Lubaina Himid wins the Turner Prize 2017
The Turner Prize for Art was set up in 1984. Given the association of 1984 with a ‘Big Brother’ society has the Prize changed over the past thirty or so years since its inception and have the participating artists works influenced its direction?
The £20,000 Turner prize was established by the Patrons of New Art whose remit was to “assist the Tate Gallery to acquire new art works so as to encourage wider public interest in contemporary (and young) art.” The award, which over the years, slightly increased in monetry value was restricted to artists, curators, critics… originally under the age of 40… (perfect for an ambitious ‘Thatcherite’ generation desperate for instant fame and fortune). This year all that changed. The age limit was removed this year and artists ‘judged’ to have produced an influential exhibition in the preceding year were shortlisted by a panel of experts with a ‘nod’ to the public.

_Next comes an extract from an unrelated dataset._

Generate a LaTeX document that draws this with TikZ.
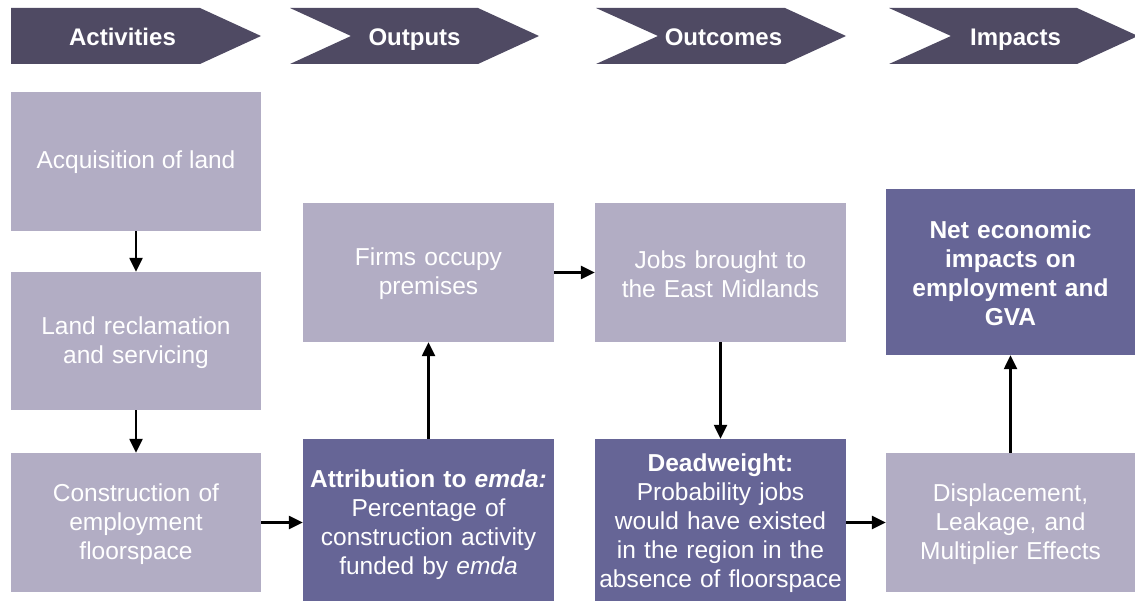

What does winning the Turner Prize mean to artists now?
Well, the Prize currently stands at a useful £25,000 (for cash-strapped artists) and supplemented by an exhibition at the Tate Gallery in London though this year the exhibtion and award ceremony was held at the Ferens Gallery, Hull (given that Hull is enjoying it’s Capital of Culture status) and bucket loads of publicity through coverage on all major news media.
Can artists of critical integrity, which hopefully comes with age and experience, change the Turner Prize’s record of banal competitive culture which produces superficial artworks ?
This year’s winner - Lubaina Himid, was not only being applauded for being a Black woman but also for being the ‘oldest’ artist (63 years old) to have won the prize. However, Himid is not a newcomer to the artworld. She’s enjoyed long professional experience. She has taught for many years in higher education, holds a ‘professorship’ at the University of Central Lancashire, has an MBE, has held board memberships on the ACE, Matts Gallery, Tate Liverpool, the GLA and is a graduate of the Royal College of Art (MA in Cultural History from the RCA in 1984)… so a safe pair of (old) hands in which to place a prize which has often lost its way.
Himid’s work is stylistic, visually decorative representations around ‘black african’ identity under the impression of empire. It’s not hard hitting rhetoric as in political art tradition - her work is more subtly understated comment.
In an early work “Ballad of the Wing” - (an installation exhibited at Chisenhale Gallery in 1989) she states:
‘…the work ‘is at one and the same time an homage to Black Creativity and a critique of theft and denial. The work requires a participation and an engagement…’. She goes on to write ‘…Only laziness and racism can be at the heart of a wilful neglect of the real contributors to past creativity: anonimity is easy to manipulate’.
The Turner Prize exhibition of all the shortlisted artists, Hurvin Anderson, Andrea Büttner, Lubaina Himid, Rosalind Nashashibi, is showing at the Ferens Art Gallery - Hull till 7 January 2018.